Notably, due to span of the dispute and the layers of additional payments (principle amount, interest, penalties and interest on penalties), even comparatively small mistakes in determining the providers’ unpaid fees resulted in a substantial increase in the final demand. According to the providers, the DoT had made simple clerical errors in some places alongside mistakes in its actual calculations, including counting some revenue twice, not taking into account allowed exemptions and failing to fully recognise payments made. At a hearing in September 2020 the Supreme Court ruled that cellcos would be permitted to pay the dues over a ten-year period, but enshrined the DoT’s allegedly faulty calculations as final, determining that the amounts could not be recalculated or re-assessed. Consequently, in its recent ruling the Supreme Court noted that it had said ‘not just once, but twice and thrice that the amounts cannot be recomputed’. No explanation or reasoning was offered for the dismissal of the cellcos’ pleas, except that the Supreme Court had already ruled on the matter.

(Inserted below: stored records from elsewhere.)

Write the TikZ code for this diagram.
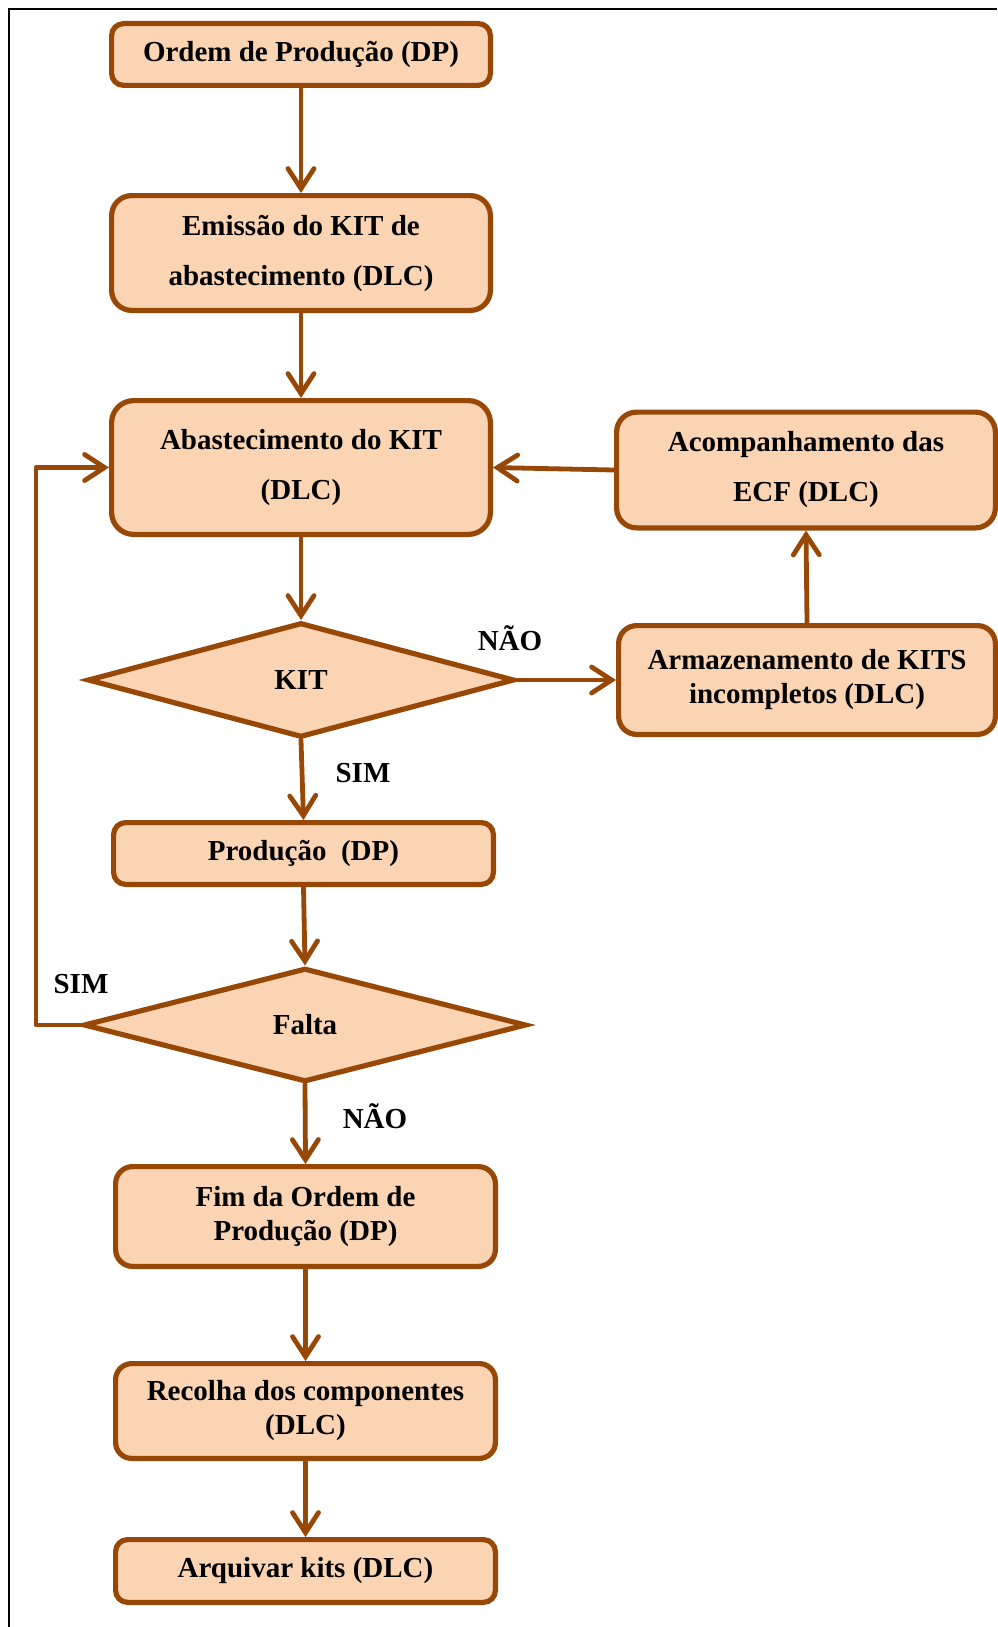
\documentclass[tikz,border=0pt]{standalone}
\usepackage{fontspec}
\setmainfont{Liberation Serif}
\usetikzlibrary{shapes.geometric, arrows.meta}
\definecolor{kitfill}{HTML}{FBD4B4}
\definecolor{kitdraw}{HTML}{984806}
\tikzset{procbox/.style = {draw = kitdraw, fill = kitfill, line width = 2.6pt,
    rounded corners = 6pt, align = center, inner sep = 0pt,
    font = \bfseries\fontsize{14.5}{17}\selectfont
    }
}
\tikzset{decisionbox/.style = {diamond, draw = kitdraw, fill = kitfill, line width = 2.6pt,
    aspect = 3.6, inner sep = 0pt,
    font = \bfseries\fontsize{14.5}{17}\selectfont
    }
}
\def\widespacing{\fontsize{14.5}{25}\selectfont}

\begin{document}
\begin{tikzpicture}[x = 0.5pt, y = -0.5pt]

    \useasboundingbox (0,0) rectangle (997,1627);

    \tikzset{flowarrow/.style = {draw = kitdraw, line width = 2.4pt, line cap = round, line join = round,
        -{Straight Barb[length = 10pt, width = 13pt, line cap = round]}}}
    \tikzset{flowlabel/.style = {font = \bfseries\fontsize{14.5}{17}\selectfont, inner sep = 0pt}}

    % frame
    \draw[line width = 1.2pt] (9,1627) -- (9,9) -- (997,9);

    \node (ordem) [procbox, minimum width = 189.4pt, minimum height = 30.9pt] at (301,54.5) {Ordem de Produção (DP)};
    \node (emissao) [procbox, rounded corners = 10pt, minimum width = 189.4pt, minimum height = 57.4pt,
        font = \bfseries\widespacing] at (301,253) {Emissão do KIT de\\abastecimento (DLC)};
    \node (abast) [procbox, rounded corners = 11pt, minimum width = 189.4pt, minimum height = 66.9pt,
        font = \bfseries\widespacing] at (301,467.5) {Abastecimento do KIT\\(DLC)};
    \node (ecf) [procbox, rounded corners = 10pt, minimum width = 189.4pt, minimum height = 57.9pt,
        font = \bfseries\widespacing] at (806,470) {Acompanhamento das\\ECF (DLC)};
    \node (armaz) [procbox, rounded corners = 9pt, minimum width = 188.4pt, minimum height = 54.4pt] at (807,680) {Armazenamento de KITS\\incompletos (DLC)};
    \node (kit) [decisionbox, minimum width = 213.4pt, minimum height = 57.4pt] at (301,680) {KIT};
    \node (prod) [procbox, minimum width = 189.9pt, minimum height = 30.9pt] at (303.5,853.5) {Produção\enspace(DP)};
    \node (falta) [decisionbox, minimum width = 221.4pt, minimum height = 56.9pt] at (305,1025) {Falta};
    \node (fim) [procbox, rounded corners = 8.5pt, minimum width = 189.9pt, minimum height = 49.9pt] at (305.5,1216.5) {Fim da Ordem de\\Produção (DP)};
    \node (recolha) [procbox, rounded corners = 8pt, minimum width = 189.9pt, minimum height = 47.4pt] at (305.5,1411) {Recolha dos componentes\\(DLC)};
    \node (arquivar) [procbox, minimum width = 189.9pt, minimum height = 31.4pt] at (305.5,1571) {Arquivar kits (DLC)};

    \coordinate (loopcorner) at (36,1025);

    \draw[flowarrow] (ordem) -- (emissao);
    \draw[flowarrow] (emissao) -- (abast);
    \draw[flowarrow] (abast) -- (kit);
    \draw[flowarrow] (kit.south) -- (prod.north);
    \draw[flowarrow] (kit.east) -- (armaz.west);
    \draw[flowarrow] (armaz.north) -- (ecf.south);
    \draw[flowarrow] (ecf.west) -- (abast.east);
    \draw[flowarrow] (prod.south) -- (falta.north);
    \draw[flowarrow] (falta.west) -- (loopcorner) |- (abast.west);
    \draw[flowarrow] (falta.south) -- (fim.north);
    \draw[flowarrow] (fim) -- (recolha);
    \draw[flowarrow] (recolha) -- (arquivar);

    \node (kitNo) [flowlabel] at (510,638) {NÃO};
    \node (kitYes) [flowlabel] at (363,773) {SIM};
    \node (faltaYes) [flowlabel] at (81,984) {SIM};
    \node (faltaNo) [flowlabel] at (375,1116) {NÃO};

\end{tikzpicture}
\end{document}
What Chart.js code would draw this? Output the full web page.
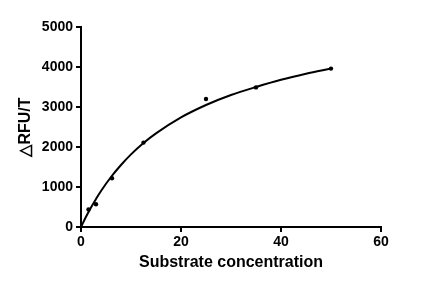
<!DOCTYPE html>
<html>
<head>
<meta charset="utf-8">
<script src="https://cdn.jsdelivr.net/npm/chart.js@4"></script>
<style>
html,body{margin:0;padding:0;background:#fff;}
#wrap{width:426px;height:288px;}
</style>
</head>
<body>
<div id="wrap"><canvas id="c" width="426" height="288"></canvas></div>
<script>
// Measured data points
const pointX = [1.5, 3, 6.2, 12.5, 25, 35, 50];
const pointY = [440, 570, 1220, 2110, 3200, 3490, 3960];
// Fitted curve
const curveX = [0, 1, 2, 3, 4, 6, 8, 10, 12.5, 15, 20, 25, 30, 35, 40, 45, 50];
const curveY = [0, 255, 490, 700, 900, 1250, 1550, 1815, 2100, 2340, 2740, 3050, 3300, 3500, 3680, 3830, 3960];
// Axis ticks
const xTicks = [0, 20, 40, 60];
const yTicks = [0, 1000, 2000, 3000, 4000, 5000];
const xTitle = 'Substrate concentration';
const yTitle = '△RFU/T';

const FONT = "'Liberation Sans', Arial, sans-serif";

new Chart(document.getElementById('c'), {
  type: 'scatter',
  data: {
    datasets: [
      {
        type: 'line',
        data: curveX.map((x, i) => ({x: x, y: curveY[i]})),
        borderColor: '#000',
        borderWidth: 2,
        pointRadius: 0,
        cubicInterpolationMode: 'monotone',
        fill: false,
        order: 2
      },
      {
        data: pointX.map((x, i) => ({x: x, y: pointY[i]})),
        backgroundColor: '#000',
        borderColor: '#000',
        borderWidth: 0,
        pointRadius: 2.2,
        pointStyle: 'circle',
        order: 1
      }
    ]
  },
  options: {
    responsive: false,
    animation: false,
    devicePixelRatio: 1,
    layout: {padding: {top: 27, right: 45, left: 0, bottom: 0}},
    plugins: {legend: {display: false}, tooltip: {enabled: false}},
    scales: {
      x: {
        type: 'linear',
        min: 0, max: 60,
        afterBuildTicks: s => { s.ticks = xTicks.map(v => ({value: v})); },
        afterFit: s => { s.height = 61; },
        grid: {drawOnChartArea: false, drawTicks: true, tickLength: 5, color: '#000', lineWidth: 2},
        border: {color: '#000', width: 2},
        ticks: {color: '#000', font: {family: FONT, size: 14, weight: 'bold'}, padding: 2, maxRotation: 0, callback: v => String(v)},
        title: {display: true, text: xTitle, color: '#000', font: {family: FONT, size: 16, weight: 'bold'}, padding: {top: 0, bottom: 16}}
      },
      y: {
        type: 'linear',
        min: 0, max: 5000,
        afterBuildTicks: s => { s.ticks = yTicks.map(v => ({value: v})); },
        afterFit: s => { s.width = 81; },
        grid: {drawOnChartArea: false, drawTicks: true, tickLength: 5, color: '#000', lineWidth: 2},
        border: {color: '#000', width: 2},
        ticks: {color: '#000', font: {family: FONT, size: 14, weight: 'bold'}, padding: 3, callback: v => String(v)},
        title: {display: true, text: yTitle, color: '#000', font: {family: FONT, size: 16, weight: 'bold'}, padding: {top: 16, bottom: 0}}
      }
    }
  }
});
</script>
</body>
</html>
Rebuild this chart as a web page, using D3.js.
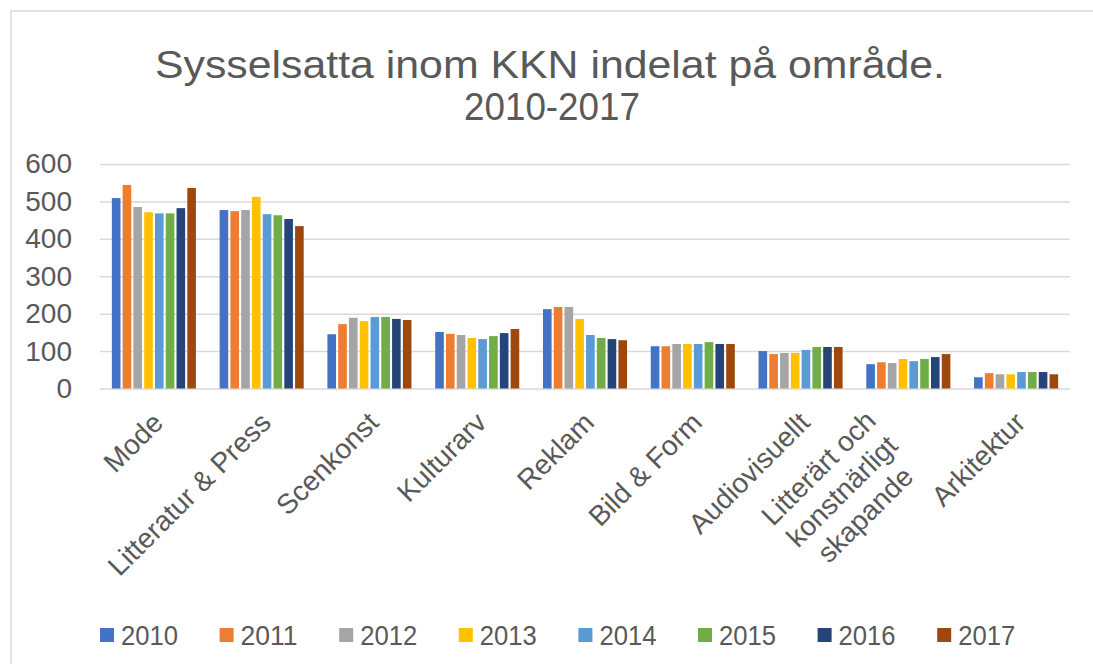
<!DOCTYPE html>
<html>
<head>
<meta charset="utf-8">
<script src="https://cdn.jsdelivr.net/npm/d3@7"></script>
<style>
  body { margin: 0; background: #fff; }
  svg text { font-family: "Liberation Sans", Arial, sans-serif; fill: #595959; }
</style>
</head>
<body>
<svg id="chart" width="1093" height="664"></svg>
<script>
// categories and yearly values
var categories = ["Mode", "Litteratur & Press", "Scenkonst", "Kulturarv", "Reklam",
    "Bild & Form", "Audiovisuellt", "Litterärt och\nkonstnärligt\nskapande", "Arkitektur"];
var years = ["2010", "2011", "2012", "2013", "2014", "2015", "2016", "2017"];
var colors = ["#4472c4", "#ed7d31", "#a5a5a5", "#ffc000", "#5b9bd5", "#70ad47", "#264478", "#9e480e"];

var v2010 = [509, 477, 145, 151, 212, 113, 100, 65, 30];
var v2011 = [544, 474, 172, 146, 218, 113, 92, 70, 41];
var v2012 = [485, 477, 189, 143, 218, 119, 95, 68, 38];
var v2013 = [471, 512, 180, 135, 186, 119, 95, 79, 38];
var v2014 = [468, 466, 191, 132, 143, 119, 103, 73, 44];
var v2015 = [468, 463, 191, 140, 135, 124, 111, 79, 44];
var v2016 = [482, 453, 186, 148, 132, 119, 111, 84, 44];
var v2017 = [536, 434, 183, 159, 129, 119, 111, 92, 38];
var series = [v2010, v2011, v2012, v2013, v2014, v2015, v2016, v2017];
var yTicks = [0, 100, 200, 300, 400, 500, 600];

var svg = d3.select("#chart");
var margin = { top: 164, right: 23, bottom: 275.5, left: 100 };
var width = 1093 - margin.left - margin.right;
var height = 664 - margin.top - margin.bottom;

// outer frame
svg.append("rect")
    .attr("x", 11).attr("y", 11)
    .attr("width", 1100).attr("height", 700)
    .attr("fill", "none")
    .attr("stroke", "#d9d9d9")
    .attr("stroke-width", 1.5);

// title
var title = svg.append("text")
    .attr("text-anchor", "middle")
    .style("font-size", "38px");
title.append("tspan").attr("x", 550).attr("y", 78)
    .attr("textLength", 790).attr("lengthAdjust", "spacingAndGlyphs")
    .text("Sysselsatta inom KKN indelat på område.");
title.append("tspan").attr("x", 552).attr("y", 120)
    .attr("textLength", 176).attr("lengthAdjust", "spacingAndGlyphs")
    .text("2010-2017");

var g = svg.append("g")
    .attr("transform", "translate(" + margin.left + "," + margin.top + ")");

var x0 = d3.scaleBand().domain(categories).range([0, width]).paddingInner(0.18).paddingOuter(0.09);
var x1 = d3.scaleBand().domain(years).range([0, x0.bandwidth()]).padding(0.2);
var y = d3.scaleLinear().domain([0, 600]).range([height, 0]);

// gridlines
g.append("g")
    .call(d3.axisLeft(y).tickValues(yTicks).tickSize(-width).tickFormat(""))
    .call(function(a) { a.select(".domain").remove(); })
    .selectAll("line")
    .attr("stroke", "#d9d9d9")
    .attr("stroke-width", 1.5);

// y labels
var yAxis = g.append("g")
    .call(d3.axisLeft(y).tickValues(yTicks).tickSize(0).tickPadding(28));
yAxis.select(".domain").remove();
yAxis.selectAll("text")
    .style("font-size", "28px")
    .attr("fill", "#595959");

// bars
var groups = g.selectAll(".cat")
    .data(categories)
    .enter().append("g")
    .attr("transform", function(d) { return "translate(" + x0(d) + ",0)"; });

groups.selectAll("rect")
    .data(function(d, i) { return series.map(function(s, k) { return { year: years[k], value: s[i], k: k }; }); })
    .enter().append("rect")
    .attr("x", function(d) { return x1(d.year); })
    .attr("y", function(d) { return y(d.value); })
    .attr("width", x1.bandwidth())
    .attr("height", function(d) { return height - y(d.value); })
    .attr("fill", function(d) { return colors[d.k]; });

// x labels, rotated
var lineH = 33;
g.selectAll(".xlabel")
    .data(categories)
    .enter().append("text")
    .attr("class", "xlabel")
    .style("font-size", "28px")
    .attr("transform", function(d) {
        return "translate(" + (x0(d) + x0.bandwidth() / 2 - 3) + "," + (height + 22) + ") rotate(-45)";
    })
    .each(function(d) {
        var lines = d.split("\n");
        var t = d3.select(this);
        if (lines.length == 1) {
            t.attr("text-anchor", "end").attr("dy", "0.7em").text(d);
        } else {
            t.attr("text-anchor", "middle");
            lines.forEach(function(l, i) {
                t.append("tspan").attr("x", -102).attr("y", (i - 1) * lineH + 12).attr("dy", "0.35em").text(l);
            });
        }
    });

// legend
var legend = svg.append("g").attr("transform", "translate(100,628)");
var item = legend.selectAll("g")
    .data(years)
    .enter().append("g")
    .attr("transform", function(d, i) { return "translate(" + (i * 119.6) + ",0)"; });
item.append("rect")
    .attr("width", 14).attr("height", 14)
    .attr("fill", function(d, i) { return colors[i]; });
item.append("text")
    .attr("x", 21).attr("y", 7).attr("dy", "0.36em")
    .attr("textLength", 57).attr("lengthAdjust", "spacingAndGlyphs")
    .style("font-size", "28px")
    .text(function(d) { return d; });
</script>
</body>
</html>
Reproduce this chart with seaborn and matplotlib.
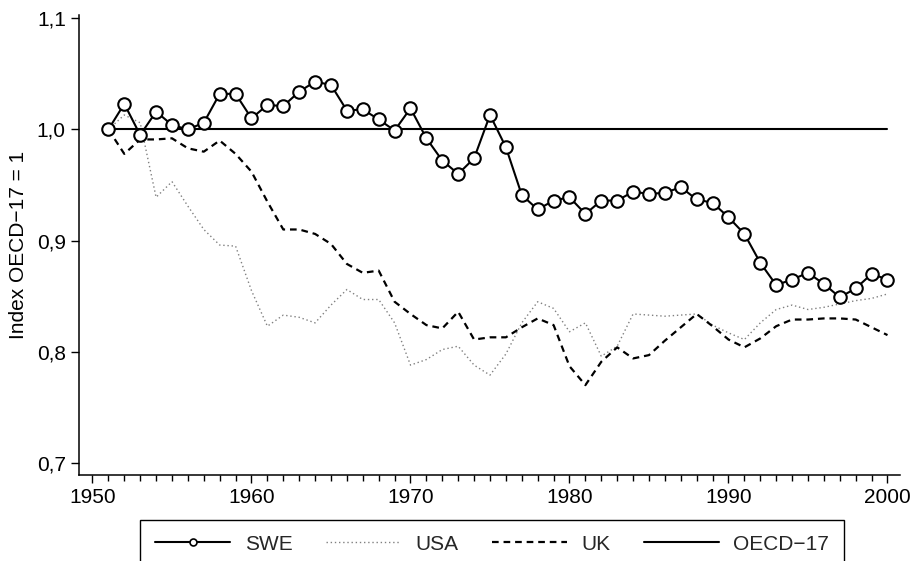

Meanwhile, the Supreme Court did not clarify its position on the other legacy of its September 2020 decision. Whilst the ruling allowed providers to pay 10% of their dues up front and the remainder in annual instalments to 31 March 2031, it did not state whether the payments already made by the cellcos by that date were to be taken into account. As such, the providers have argued that they had already paid the first 10% instalment and are not due to make another payment until March 2022, whilst the DoT has argued that they were required to pay 10% of the remaining dues by March 2021.
The decision casts doubt on the viability of Vi to continue operating, with the debt-laden and loss-making cellco struggling to raise funds to cover its immediate expenses. Whilst the company is reportedly expected to be granted approval to raise INR150 billion through foreign direct investment (FDI), it has payments totalling INR225 billion due by April 2022, including regular debt payments, spectrum fees and AGR dues.